Tal argumento do coronel também foi rebatido pela relatora Eliziane Gama.
“O senhor estava há um ano e seis meses da posição para assumir, por exemplo, a patente de general. O seu escritório, o qual o senhor, na verdade, integrava no Estado-Maior, tem uma função estratégica: a de planejar e coordenar ações de relações institucionais, ou seja, o senhor não pode colocar que a sua posição não tinha qualquer influência. Quer dizer, as suas falas e os seus posicionamentos se desfazem com as informações que estão diante de nós”, rebateu a parlamentar.
Coronel mentiu, diz deputado
Para o deputado Duarte (PSB-MA), um dos autores do requerimento de convocação do coronel, o depoente mentiu à comissão parlamentar mista de inquérito. Amparado por um habeas corpus do Supremo Tribunal Federal (STF), Jean Lawand Junior não respondeu a questionamentos do parlamentar sobre um diálogo com Mauro Cid.
Na ocasião, o coronel se disse decepcionado com então presidente Jair Bolsonaro. "Soube agora que não vai sair nada. Decepção, irmão. Entregamos o país aos bandidos", escreveu Lawand em 21 de dezembro de 2022.
"Seu silêncio é covarde. O senhor está protegendo os 'tubarões'. O senhor é um coronel. Não tenha medo. Inocentes podem estar respondendo por algo que foi o alto escalão. Aqueles que estavam buscando atentar contra a democracia e tentar trazer a ditadura de volta. Eu não esperava isso de um coronel do Exército Brasileiro", afirmou Duarte.

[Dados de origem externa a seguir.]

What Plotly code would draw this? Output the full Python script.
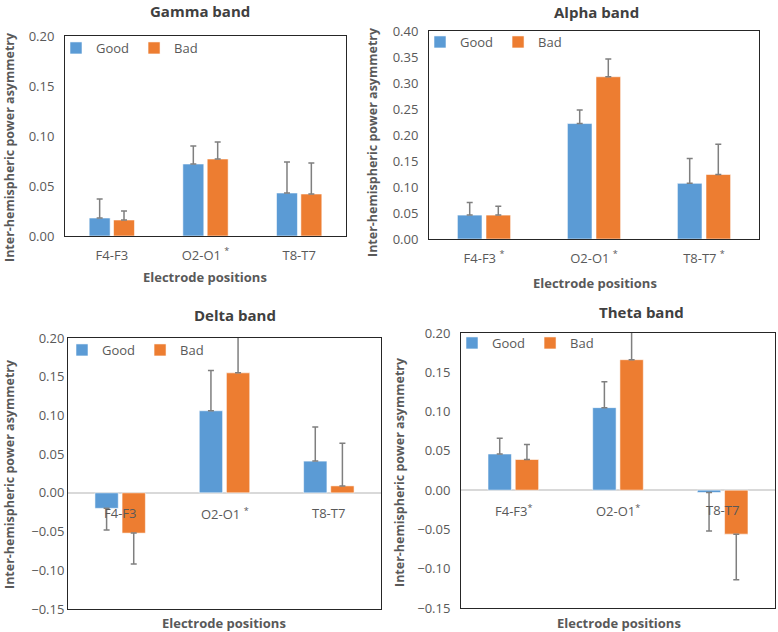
import plotly.graph_objects as go

# ---------------- data ----------------
series_names = ["Good", "Bad"]

gamma_labels = ["F4-F3", "O2-O1 <sup>*</sup>", "T8-T7"]
gamma_good = [0.018, 0.072, 0.043]
gamma_good_err = [0.019, 0.018, 0.031]
gamma_bad = [0.016, 0.077, 0.042]
gamma_bad_err = [0.009, 0.017, 0.031]

alpha_labels = ["F4-F3 <sup>*</sup>", "O2-O1 <sup>*</sup>", "T8-T7 <sup>*</sup>"]
alpha_good = [0.046, 0.222, 0.107]
alpha_good_err = [0.024, 0.026, 0.048]
alpha_bad = [0.046, 0.312, 0.124]
alpha_bad_err = [0.017, 0.034, 0.058]

delta_labels = ["F4-F3", "O2-O1 <sup>*</sup>", "T8-T7"]
delta_good = [-0.020, 0.106, 0.041]
delta_good_err = [0.028, 0.052, 0.044]
delta_bad = [-0.052, 0.155, 0.009]
delta_bad_err = [0.040, 0.060, 0.055]

theta_labels = ["F4-F3<sup>*</sup>", "O2-O1<sup>*</sup>", "T8-T7"]
theta_good = [0.046, 0.105, -0.003]
theta_good_err = [0.020, 0.033, 0.049]
theta_bad = [0.039, 0.166, -0.056]
theta_bad_err = [0.019, 0.050, 0.058]

gamma_ticks = [0.00, 0.05, 0.10, 0.15, 0.20]
alpha_ticks = [0.00, 0.05, 0.10, 0.15, 0.20, 0.25, 0.30, 0.35, 0.40]
low_ticks = [-0.15, -0.10, -0.05, 0.00, 0.05, 0.10, 0.15, 0.20]

# ---------------- style / layout ----------------
BLUE = "#5B9BD5"
ORANGE = "#ED7D31"
ERR = "#7F7F7F"
TXT = "#595959"
TITLE = "#404040"
FONT = "Open Sans"

W, H = 778, 632


def px(x):
    return x / W


def py(y):
    return 1 - y / H


panels = [
    dict(name="Gamma band", labels=gamma_labels, good=gamma_good, good_err=gamma_good_err,
         bad=gamma_bad, bad_err=gamma_bad_err, ticks=gamma_ticks, rng=[0, 0.20],
         box=(65, 346, 36, 236), legend=(56, 33), title=(200, 11), xtitle=(205, 277),
         ytitle=(9, 147), ystand=7, zero_labels=False),
    dict(name="Alpha band", labels=alpha_labels, good=alpha_good, good_err=alpha_good_err,
         bad=alpha_bad, bad_err=alpha_bad_err, ticks=alpha_ticks, rng=[0, 0.40],
         box=(429, 759, 31, 239), legend=(420, 27), title=(596, 12), xtitle=(595, 283),
         ytitle=(373, 142), ystand=7, zero_labels=False),
    dict(name="Delta band", labels=delta_labels, good=delta_good, good_err=delta_good_err,
         bad=delta_bad, bad_err=delta_bad_err, ticks=low_ticks, rng=[-0.15, 0.20],
         box=(68, 381, 338, 609), legend=(62, 335), title=(235, 315), xtitle=(224, 623),
         ytitle=(9, 474), ystand=0, zero_labels=True),
    dict(name="Theta band", labels=theta_labels, good=theta_good, good_err=theta_good_err,
         bad=theta_bad, bad_err=theta_bad_err, ticks=low_ticks, rng=[-0.15, 0.20],
         box=(461, 775, 333, 608), legend=(452, 328), title=(641, 312), xtitle=(619, 623),
         ytitle=(399, 472), ystand=7, zero_labels=True),
]


def split_err(vals, errs):
    plus = [e if v >= 0 else 0 for v, e in zip(vals, errs)]
    minus = [e if v < 0 else 0 for v, e in zip(vals, errs)]
    return plus, minus


fig = go.Figure()
layout = dict(
    width=W, height=H,
    margin=dict(l=0, r=0, t=0, b=0, autoexpand=False),
    paper_bgcolor="white", plot_bgcolor="white",
    barmode="group", bargap=0.48, bargroupgap=0.14,
    font=dict(family=FONT, color=TXT, size=13),
    showlegend=True,
)
annotations = []

for i, p in enumerate(panels, start=1):
    sfx = "" if i == 1 else str(i)
    xa, ya = "x" + sfx, "y" + sfx
    leg = "legend" + sfx
    x0, x1, y0, y1 = p["box"]
    for name, vals, errs, col in [("Good", p["good"], p["good_err"], BLUE),
                                  ("Bad", p["bad"], p["bad_err"], ORANGE)]:
        plus, minus = split_err(vals, errs)
        fig.add_trace(go.Bar(
            x=p["labels"], y=vals, name=name, xaxis=xa, yaxis=ya, legend=leg,
            marker=dict(color=col, line=dict(color="rgba(255,255,255,0.55)", width=1)),
            error_y=dict(type="data", symmetric=False, array=plus, arrayminus=minus,
                         color=ERR, thickness=1.5, width=3),
            hoverinfo="x+y",
        ))
    layout["xaxis" + sfx] = dict(
        domain=[px(x0), px(x1)], anchor=ya, type="category", automargin=False,
        showline=True, linecolor="#262626", linewidth=1, mirror=True,
        ticks="", showgrid=False, zeroline=False,
        showticklabels=not p["zero_labels"],
        tickfont=dict(size=13, color=TXT), ticklabelstandoff=7,
    )
    layout["yaxis" + sfx] = dict(
        domain=[py(y1), py(y0)], anchor=xa, range=p["rng"], automargin=False,
        tickvals=p["ticks"], tickformat=".2f",
        showline=True, linecolor="#262626", linewidth=1, mirror=True,
        ticks="", showgrid=False,
        zeroline=p["zero_labels"], zerolinecolor="#D9D9D9", zerolinewidth=1.5,
        tickfont=dict(size=13, color=TXT),
        ticklabelstandoff=p["ystand"],
    )
    layout[leg] = dict(
        x=px(p["legend"][0]), y=py(p["legend"][1]), xref="paper", yref="paper",
        xanchor="left", yanchor="top", orientation="h",
        bgcolor="rgba(0,0,0,0)", font=dict(size=13, color=TXT),
        itemwidth=30, tracegroupgap=0, traceorder="normal",
    )
    annotations.append(dict(
        text="<b>%s</b>" % p["name"], x=px(p["title"][0]), y=py(p["title"][1]),
        xref="paper", yref="paper", showarrow=False, xanchor="center", yanchor="middle",
        font=dict(size=15, color=TITLE, family=FONT),
    ))
    annotations.append(dict(
        text="<b>Electrode positions</b>", x=px(p["xtitle"][0]), y=py(p["xtitle"][1]),
        xref="paper", yref="paper", showarrow=False, xanchor="center", yanchor="middle",
        font=dict(size=13, color=TXT, family=FONT),
    ))
    annotations.append(dict(
        text="<b>Inter-hemispheric power asymmetry</b>",
        x=px(p["ytitle"][0]), y=py(p["ytitle"][1]),
        xref="paper", yref="paper", showarrow=False, textangle=-90,
        xanchor="center", yanchor="middle",
        font=dict(size=12.5, color=TXT, family=FONT),
    ))
    if p["zero_labels"]:
        for lab in p["labels"]:
            annotations.append(dict(
                text=lab, x=lab, y=0, xref=xa, yref=ya, showarrow=False,
                xanchor="center", yanchor="top", yshift=-9,
                font=dict(size=13, color=TXT, family=FONT),
            ))

layout["annotations"] = annotations
fig.update_layout(**layout)
fig.write_html(
    "out.html",
    config={"displayModeBar": False},
    post_script="document.body.style.margin='0';document.body.style.overflow='hidden';",
)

O depoente também ficou calado ante perguntas dos senadores Soraya Thronicke (União-MS) e Veneziano Vital do Rêgo (MDB-PB). A parlamentar sul-mato-grossense questionou o militar sobre uma mensagem em que Jean Lawand Junior escreve para Mauro Cid: "Convence ele (Jair Bolsonaro) a fazer. Ele não pode recuar agora. Ele não tem nada a perder".

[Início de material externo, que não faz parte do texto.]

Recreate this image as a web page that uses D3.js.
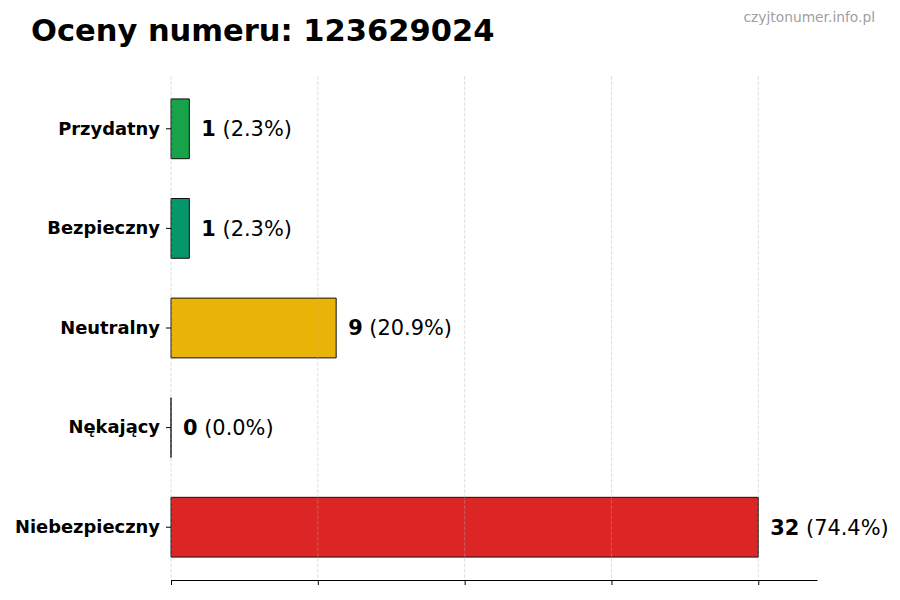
<!DOCTYPE html>
<html>
<head>
<meta charset="utf-8">
<script src="https://cdn.jsdelivr.net/npm/d3@7/dist/d3.min.js"></script>
<style>
  html, body { margin: 0; padding: 0; background: #fff; }
  svg { display: block; font-family: "DejaVu Sans", sans-serif; }
</style>
</head>
<body>
<svg id="chart" width="900" height="600"></svg>
<script>
const categories = ["Przydatny", "Bezpieczny", "Neutralny", "Nękający", "Niebezpieczny"];
const counts = [1, 1, 9, 0, 32];
const percents = ["2.3%", "2.3%", "20.9%", "0.0%", "74.4%"];
const colors = ["#16a34a", "#059669", "#eab308", "#ea580c", "#dc2626"];
const xTicks = [0, 8, 16, 24, 32];
const titleText = "Oceny numeru: 123629024";
const watermark = "czyjtonumer.info.pl";

const svg = d3.select("#chart");
const margin = { left: 171, right: 83, top: 76, bottom: 20 };
const W = 900, H = 600;

const x = d3.scaleLinear().domain([0, d3.max(counts) * 1.1]).range([margin.left, W - margin.right]);
const y = d3.scaleBand().domain(categories).range([margin.top, H - margin.bottom])
  .paddingInner(0.4).paddingOuter(0.23);

// title
svg.append("text").attr("x", 31).attr("y", 41)
  .attr("font-size", 30.5).attr("font-weight", "bold").attr("fill", "#000")
  .text(titleText);

svg.append("text").attr("x", 875).attr("y", 22).attr("text-anchor", "end")
  .attr("font-size", 13.8).attr("fill", "#a0a0a0")
  .text(watermark);

// bars
const data = categories.map((c, i) => ({ c, v: counts[i], p: percents[i], col: colors[i] }));
svg.append("g").selectAll("path").data(data).join("path")
  .attr("d", d => {
    const p = d3.path();
    const x0 = x(0), x1 = x(d.v), y0 = y(d.c), y1 = y0 + y.bandwidth();
    p.moveTo(x0, y0); p.lineTo(x1, y0); p.lineTo(x1, y1); p.lineTo(x0, y1); p.closePath();
    return p.toString();
  })
  .attr("fill", d => d.col)
  .attr("stroke", "#111").attr("stroke-width", 1);

// grid lines (on top, faint)
svg.append("g").selectAll("line").data(xTicks).join("line")
  .attr("x1", d => x(d)).attr("x2", d => x(d))
  .attr("y1", margin.top).attr("y2", H - margin.bottom)
  .attr("stroke", "#b0b0b0").attr("stroke-opacity", 0.5)
  .attr("stroke-width", 0.8).attr("stroke-dasharray", "3.7,1.6");

// x axis
const xAxis = d3.axisBottom(x).tickValues(xTicks).tickFormat("").tickSize(5).tickSizeOuter(0);
const gx = svg.append("g").attr("transform", `translate(0,${H - margin.bottom})`).call(xAxis);
gx.select(".domain").attr("stroke", "#000").attr("stroke-width", 1);
gx.selectAll(".tick line").attr("stroke", "#000");

// y axis
const yAxis = d3.axisLeft(y).tickSize(5).tickPadding(6);
const gy = svg.append("g").attr("transform", `translate(${margin.left},0)`).call(yAxis);
gy.select(".domain").remove();
gy.selectAll(".tick line").attr("stroke", "#000");
gy.selectAll(".tick text").attr("font-size", 17.9).attr("font-weight", "bold")
  .attr("fill", "#000").attr("font-family", "DejaVu Sans");

// value labels
const lbl = svg.append("g").selectAll("text").data(data).join("text")
  .attr("x", d => x(d.v) + 12)
  .attr("y", d => y(d.c) + y.bandwidth() / 2)
  .attr("dy", "0.35em")
  .attr("font-size", 20.9).attr("fill", "#000");
lbl.append("tspan").attr("font-weight", "bold").text(d => d.v);
lbl.append("tspan").text(d => " (" + d.p + ")");
</script>
</body>
</html>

"O senhor disse que ficou decepcionado. Com quem? Vocês usaram o povo brasileiro, e é bom que o povo brasileiro acorde e pare de idolatrar ídolos. Pois serão abandonados igual ao senhor ", afirmou Soraya.
Ao senador Veneziano Vita do Rêgo, o militar recusou-se a responder se o então presidente Jair Bolsonaro desejava promover um golpe de Estado.
"O senhor Jean Lawand Junior não está deixando de produzir provas contra si. Ele está mentindo. Ele não deixou senão de mentir. O senhor vai sair daqui livremente, mas de uma forma vexaminosa para todos. Uma pessoa que vergonhosamente se acovardou de dizer o que estava pensando, o que estava urdindo. Essa é uma defesa insustentável de se fazer", disse.
"Tresloucada tentativa"
Parlamentares bolsonaristas também questionaram o depoimento do coronel golpista. Para o deputado Aluísio Mendes (Republicanos-MA), as mensagens trocadas com o ajudante de ordens demonstram uma "tresloucada tentativa" do militar, que não teria contado com o aval do ex-presidente da República.
O senador Marcos Rogério (PL-RO) reforçou o argumento. Sem fazer perguntas a Jean Lawand Junior, o parlamentar afirmou que a versão do coronel "não para de pé".